## WRITTEN REQUEST
Write out again, unaltered, the lines from the start through the line containing "sep=0pt,anchor=base west] (n6)".

## DATA PROVIDED
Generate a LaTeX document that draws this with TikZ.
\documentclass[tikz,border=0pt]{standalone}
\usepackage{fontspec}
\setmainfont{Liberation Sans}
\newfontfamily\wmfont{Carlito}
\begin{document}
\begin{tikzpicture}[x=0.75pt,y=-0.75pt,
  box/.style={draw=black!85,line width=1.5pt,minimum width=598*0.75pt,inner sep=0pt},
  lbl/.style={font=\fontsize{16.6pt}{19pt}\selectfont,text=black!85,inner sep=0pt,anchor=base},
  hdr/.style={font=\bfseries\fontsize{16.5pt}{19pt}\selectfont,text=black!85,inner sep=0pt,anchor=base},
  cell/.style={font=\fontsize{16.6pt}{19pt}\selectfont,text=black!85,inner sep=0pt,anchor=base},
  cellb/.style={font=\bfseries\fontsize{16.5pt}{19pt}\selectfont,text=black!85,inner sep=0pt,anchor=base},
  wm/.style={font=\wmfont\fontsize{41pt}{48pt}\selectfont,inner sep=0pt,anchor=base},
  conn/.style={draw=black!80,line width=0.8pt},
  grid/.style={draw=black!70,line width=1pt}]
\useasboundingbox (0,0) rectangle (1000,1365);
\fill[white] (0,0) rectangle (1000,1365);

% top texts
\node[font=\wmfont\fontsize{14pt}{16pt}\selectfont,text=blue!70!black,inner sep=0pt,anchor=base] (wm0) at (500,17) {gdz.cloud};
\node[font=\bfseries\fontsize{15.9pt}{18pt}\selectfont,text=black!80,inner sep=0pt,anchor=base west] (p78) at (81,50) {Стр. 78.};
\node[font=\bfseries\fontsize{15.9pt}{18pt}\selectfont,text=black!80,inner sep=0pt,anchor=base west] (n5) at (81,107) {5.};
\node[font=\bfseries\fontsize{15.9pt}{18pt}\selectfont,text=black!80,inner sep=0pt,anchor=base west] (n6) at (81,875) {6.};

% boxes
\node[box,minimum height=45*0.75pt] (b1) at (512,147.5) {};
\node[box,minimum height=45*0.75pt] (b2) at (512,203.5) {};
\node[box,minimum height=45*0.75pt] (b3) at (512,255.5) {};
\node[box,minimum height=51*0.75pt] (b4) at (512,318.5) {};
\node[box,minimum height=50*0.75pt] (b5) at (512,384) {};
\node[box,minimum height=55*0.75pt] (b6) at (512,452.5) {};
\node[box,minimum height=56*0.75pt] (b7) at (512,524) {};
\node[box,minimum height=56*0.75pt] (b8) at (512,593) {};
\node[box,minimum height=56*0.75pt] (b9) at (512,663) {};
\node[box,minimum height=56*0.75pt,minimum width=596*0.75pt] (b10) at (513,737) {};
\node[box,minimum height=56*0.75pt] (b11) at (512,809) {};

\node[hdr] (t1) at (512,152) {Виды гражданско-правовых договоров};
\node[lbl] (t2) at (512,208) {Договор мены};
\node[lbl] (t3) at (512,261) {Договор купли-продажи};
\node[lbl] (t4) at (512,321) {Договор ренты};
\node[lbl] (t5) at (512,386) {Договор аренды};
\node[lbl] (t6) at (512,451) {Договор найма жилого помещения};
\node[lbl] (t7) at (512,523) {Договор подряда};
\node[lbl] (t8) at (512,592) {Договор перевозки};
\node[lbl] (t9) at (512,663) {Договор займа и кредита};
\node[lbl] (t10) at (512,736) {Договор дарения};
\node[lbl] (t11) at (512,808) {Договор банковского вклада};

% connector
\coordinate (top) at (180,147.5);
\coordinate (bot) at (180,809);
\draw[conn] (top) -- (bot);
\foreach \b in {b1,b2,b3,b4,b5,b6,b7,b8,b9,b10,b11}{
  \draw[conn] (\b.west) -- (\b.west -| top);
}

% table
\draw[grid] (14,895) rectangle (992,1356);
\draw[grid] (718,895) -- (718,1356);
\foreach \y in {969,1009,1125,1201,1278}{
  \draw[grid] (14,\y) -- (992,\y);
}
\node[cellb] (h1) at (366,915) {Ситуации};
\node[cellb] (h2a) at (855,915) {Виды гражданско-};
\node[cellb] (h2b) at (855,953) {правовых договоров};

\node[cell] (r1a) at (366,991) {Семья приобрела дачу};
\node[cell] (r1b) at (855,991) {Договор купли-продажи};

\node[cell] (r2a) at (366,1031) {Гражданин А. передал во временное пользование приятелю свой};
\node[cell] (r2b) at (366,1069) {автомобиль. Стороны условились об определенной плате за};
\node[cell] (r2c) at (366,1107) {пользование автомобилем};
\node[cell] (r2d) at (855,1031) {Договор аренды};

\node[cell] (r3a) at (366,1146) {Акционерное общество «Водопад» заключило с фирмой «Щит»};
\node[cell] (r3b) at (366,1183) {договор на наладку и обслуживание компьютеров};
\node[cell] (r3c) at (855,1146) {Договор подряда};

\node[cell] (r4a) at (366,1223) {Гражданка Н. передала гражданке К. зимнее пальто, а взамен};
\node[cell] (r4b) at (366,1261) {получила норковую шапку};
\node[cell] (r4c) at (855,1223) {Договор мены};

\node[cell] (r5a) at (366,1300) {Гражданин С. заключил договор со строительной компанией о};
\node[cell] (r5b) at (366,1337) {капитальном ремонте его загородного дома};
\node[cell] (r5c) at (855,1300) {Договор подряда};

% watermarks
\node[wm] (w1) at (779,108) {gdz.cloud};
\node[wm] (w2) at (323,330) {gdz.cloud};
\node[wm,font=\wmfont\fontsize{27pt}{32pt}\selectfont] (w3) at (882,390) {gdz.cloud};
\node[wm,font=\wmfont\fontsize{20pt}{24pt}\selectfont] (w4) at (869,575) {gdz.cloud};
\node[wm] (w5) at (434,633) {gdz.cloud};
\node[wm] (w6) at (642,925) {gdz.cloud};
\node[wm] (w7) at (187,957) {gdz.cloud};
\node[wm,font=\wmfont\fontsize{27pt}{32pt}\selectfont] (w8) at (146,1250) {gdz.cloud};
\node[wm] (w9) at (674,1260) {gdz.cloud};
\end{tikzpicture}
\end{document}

## OUTPUT BELOW
Generate a LaTeX document that draws this with TikZ.
\documentclass[tikz,border=0pt]{standalone}
\usepackage{fontspec}
\setmainfont{Liberation Sans}
\newfontfamily\wmfont{Carlito}
\begin{document}
\begin{tikzpicture}[x=0.75pt,y=-0.75pt,
  box/.style={draw=black!85,line width=1.5pt,minimum width=598*0.75pt,inner sep=0pt},
  lbl/.style={font=\fontsize{16.6pt}{19pt}\selectfont,text=black!85,inner sep=0pt,anchor=base},
  hdr/.style={font=\bfseries\fontsize{16.5pt}{19pt}\selectfont,text=black!85,inner sep=0pt,anchor=base},
  cell/.style={font=\fontsize{16.6pt}{19pt}\selectfont,text=black!85,inner sep=0pt,anchor=base},
  cellb/.style={font=\bfseries\fontsize{16.5pt}{19pt}\selectfont,text=black!85,inner sep=0pt,anchor=base},
  wm/.style={font=\wmfont\fontsize{41pt}{48pt}\selectfont,inner sep=0pt,anchor=base},
  conn/.style={draw=black!80,line width=0.8pt},
  grid/.style={draw=black!70,line width=1pt}]
\useasboundingbox (0,0) rectangle (1000,1365);
\fill[white] (0,0) rectangle (1000,1365);

% top texts
\node[font=\wmfont\fontsize{14pt}{16pt}\selectfont,text=blue!70!black,inner sep=0pt,anchor=base] (wm0) at (500,17) {gdz.cloud};
\node[font=\bfseries\fontsize{15.9pt}{18pt}\selectfont,text=black!80,inner sep=0pt,anchor=base west] (p78) at (81,50) {Стр. 78.};
\node[font=\bfseries\fontsize{15.9pt}{18pt}\selectfont,text=black!80,inner sep=0pt,anchor=base west] (n5) at (81,107) {5.};
\node[font=\bfseries\fontsize{15.9pt}{18pt}\selectfont,text=black!80,inner sep=0pt,anchor=base west] (n6) at (81,875) {6.};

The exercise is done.